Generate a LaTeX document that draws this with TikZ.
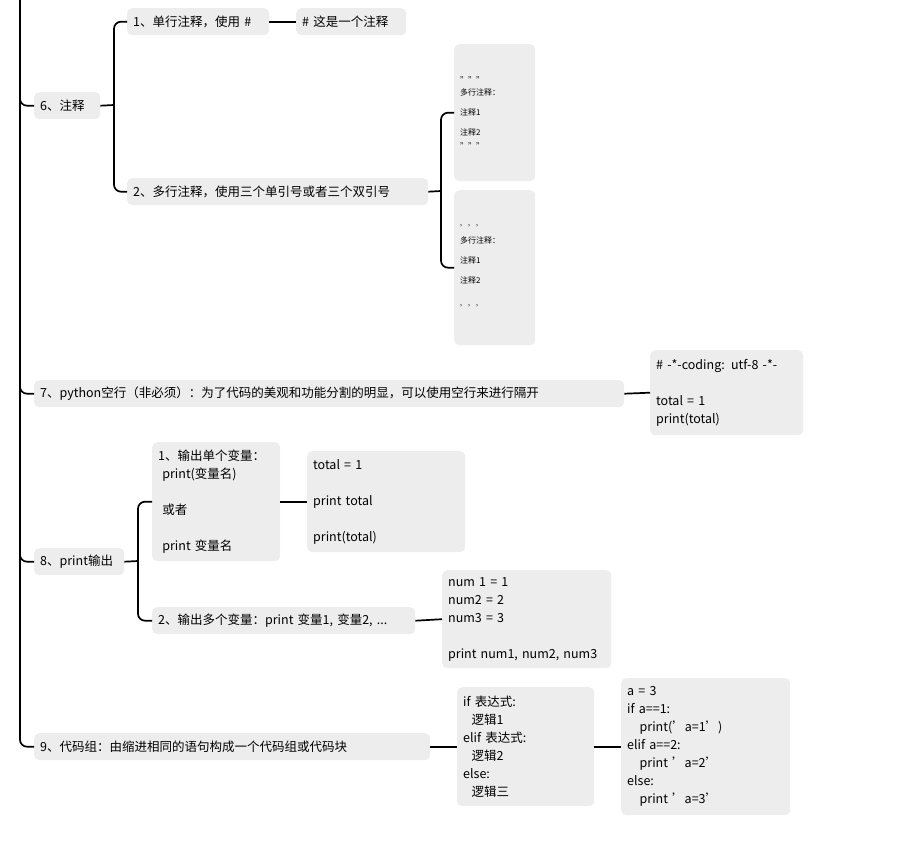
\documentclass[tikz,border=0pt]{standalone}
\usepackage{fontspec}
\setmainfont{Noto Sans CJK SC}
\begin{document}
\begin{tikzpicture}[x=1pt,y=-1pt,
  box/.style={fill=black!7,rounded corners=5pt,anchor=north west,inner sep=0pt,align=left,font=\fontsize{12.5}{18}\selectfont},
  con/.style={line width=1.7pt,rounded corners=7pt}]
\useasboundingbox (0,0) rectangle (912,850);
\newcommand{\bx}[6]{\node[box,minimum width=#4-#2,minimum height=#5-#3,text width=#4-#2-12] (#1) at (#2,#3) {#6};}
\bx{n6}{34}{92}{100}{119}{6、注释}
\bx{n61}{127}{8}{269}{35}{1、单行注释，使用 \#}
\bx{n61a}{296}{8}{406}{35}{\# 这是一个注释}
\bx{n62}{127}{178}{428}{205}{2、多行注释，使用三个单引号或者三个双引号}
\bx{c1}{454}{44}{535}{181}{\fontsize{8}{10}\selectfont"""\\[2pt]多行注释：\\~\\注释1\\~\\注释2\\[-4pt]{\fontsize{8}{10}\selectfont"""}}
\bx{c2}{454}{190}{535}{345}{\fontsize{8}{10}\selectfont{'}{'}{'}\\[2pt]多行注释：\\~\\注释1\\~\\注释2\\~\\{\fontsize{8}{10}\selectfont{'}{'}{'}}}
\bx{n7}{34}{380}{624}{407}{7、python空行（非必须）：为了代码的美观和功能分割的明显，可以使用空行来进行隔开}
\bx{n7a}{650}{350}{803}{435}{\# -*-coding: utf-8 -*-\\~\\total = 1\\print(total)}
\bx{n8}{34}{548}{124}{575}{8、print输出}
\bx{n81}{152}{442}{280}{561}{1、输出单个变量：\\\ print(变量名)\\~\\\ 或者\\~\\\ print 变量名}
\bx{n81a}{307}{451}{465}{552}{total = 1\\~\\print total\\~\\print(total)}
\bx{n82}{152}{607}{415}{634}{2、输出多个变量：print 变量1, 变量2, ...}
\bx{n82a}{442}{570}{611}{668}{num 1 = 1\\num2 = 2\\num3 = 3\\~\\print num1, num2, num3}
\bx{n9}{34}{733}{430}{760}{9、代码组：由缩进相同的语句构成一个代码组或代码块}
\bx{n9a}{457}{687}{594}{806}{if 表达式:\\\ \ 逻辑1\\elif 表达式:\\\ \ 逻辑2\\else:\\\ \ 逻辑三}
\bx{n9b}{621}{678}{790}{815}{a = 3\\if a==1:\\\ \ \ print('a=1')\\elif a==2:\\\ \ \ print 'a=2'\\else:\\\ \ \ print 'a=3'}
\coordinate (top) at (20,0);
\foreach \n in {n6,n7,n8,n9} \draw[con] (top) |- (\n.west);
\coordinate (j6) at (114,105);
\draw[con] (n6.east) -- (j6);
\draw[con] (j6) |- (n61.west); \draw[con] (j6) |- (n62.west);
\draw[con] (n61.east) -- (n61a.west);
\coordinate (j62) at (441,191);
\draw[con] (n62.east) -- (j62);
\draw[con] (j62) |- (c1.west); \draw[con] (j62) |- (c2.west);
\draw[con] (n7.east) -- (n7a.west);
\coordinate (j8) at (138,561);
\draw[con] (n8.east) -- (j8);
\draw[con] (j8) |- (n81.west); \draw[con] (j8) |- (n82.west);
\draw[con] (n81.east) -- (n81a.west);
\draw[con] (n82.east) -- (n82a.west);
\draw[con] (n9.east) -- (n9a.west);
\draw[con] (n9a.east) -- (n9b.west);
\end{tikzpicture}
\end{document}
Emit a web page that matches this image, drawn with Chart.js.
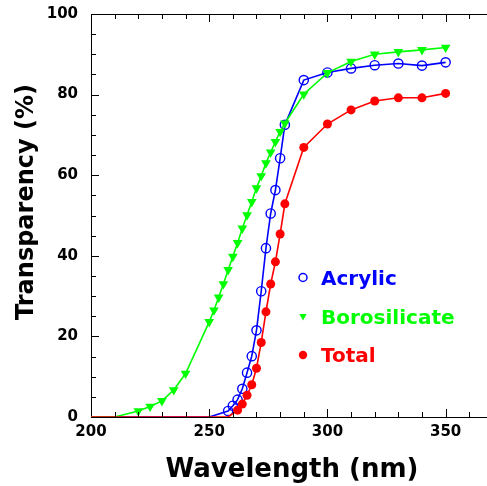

Problem to solve
Repeat the material above verbatim. Leave the pictures behind.

Solution
Generate a LaTeX document that draws this with TikZ.
\documentclass[tikz,border=0pt]{standalone}
\usepackage{fontspec}
\setmainfont{Noto Sans CJK SC}
\begin{document}
\begin{tikzpicture}[x=1pt,y=-1pt,
  box/.style={fill=black!7,rounded corners=5pt,anchor=north west,inner sep=0pt,align=left,font=\fontsize{12.5}{18}\selectfont},
  con/.style={line width=1.7pt,rounded corners=7pt}]
\useasboundingbox (0,0) rectangle (912,850);
\newcommand{\bx}[6]{\node[box,minimum width=#4-#2,minimum height=#5-#3,text width=#4-#2-12] (#1) at (#2,#3) {#6};}
\bx{n6}{34}{92}{100}{119}{6、注释}
\bx{n61}{127}{8}{269}{35}{1、单行注释，使用 \#}
\bx{n61a}{296}{8}{406}{35}{\# 这是一个注释}
\bx{n62}{127}{178}{428}{205}{2、多行注释，使用三个单引号或者三个双引号}
\bx{c1}{454}{44}{535}{181}{\fontsize{8}{10}\selectfont"""\\[2pt]多行注释：\\~\\注释1\\~\\注释2\\[-4pt]{\fontsize{8}{10}\selectfont"""}}
\bx{c2}{454}{190}{535}{345}{\fontsize{8}{10}\selectfont{'}{'}{'}\\[2pt]多行注释：\\~\\注释1\\~\\注释2\\~\\{\fontsize{8}{10}\selectfont{'}{'}{'}}}
\bx{n7}{34}{380}{624}{407}{7、python空行（非必须）：为了代码的美观和功能分割的明显，可以使用空行来进行隔开}
\bx{n7a}{650}{350}{803}{435}{\# -*-coding: utf-8 -*-\\~\\total = 1\\print(total)}
\bx{n8}{34}{548}{124}{575}{8、print输出}
\bx{n81}{152}{442}{280}{561}{1、输出单个变量：\\\ print(变量名)\\~\\\ 或者\\~\\\ print 变量名}
\bx{n81a}{307}{451}{465}{552}{total = 1\\~\\print total\\~\\print(total)}
\bx{n82}{152}{607}{415}{634}{2、输出多个变量：print 变量1, 变量2, ...}
\bx{n82a}{442}{570}{611}{668}{num 1 = 1\\num2 = 2\\num3 = 3\\~\\print num1, num2, num3}
\bx{n9}{34}{733}{430}{760}{9、代码组：由缩进相同的语句构成一个代码组或代码块}
\bx{n9a}{457}{687}{594}{806}{if 表达式:\\\ \ 逻辑1\\elif 表达式:\\\ \ 逻辑2\\else:\\\ \ 逻辑三}
\bx{n9b}{621}{678}{790}{815}{a = 3\\if a==1:\\\ \ \ print('a=1')\\elif a==2:\\\ \ \ print 'a=2'\\else:\\\ \ \ print 'a=3'}
\coordinate (top) at (20,0);
\foreach \n in {n6,n7,n8,n9} \draw[con] (top) |- (\n.west);
\coordinate (j6) at (114,105);
\draw[con] (n6.east) -- (j6);
\draw[con] (j6) |- (n61.west); \draw[con] (j6) |- (n62.west);
\draw[con] (n61.east) -- (n61a.west);
\coordinate (j62) at (441,191);
\draw[con] (n62.east) -- (j62);
\draw[con] (j62) |- (c1.west); \draw[con] (j62) |- (c2.west);
\draw[con] (n7.east) -- (n7a.west);
\coordinate (j8) at (138,561);
\draw[con] (n8.east) -- (j8);
\draw[con] (j8) |- (n81.west); \draw[con] (j8) |- (n82.west);
\draw[con] (n81.east) -- (n81a.west);
\draw[con] (n82.east) -- (n82a.west);
\draw[con] (n9.east) -- (n9a.west);
\draw[con] (n9a.east) -- (n9b.west);
\end{tikzpicture}
\end{document}
Emit a web page that matches this image, drawn with Chart.js.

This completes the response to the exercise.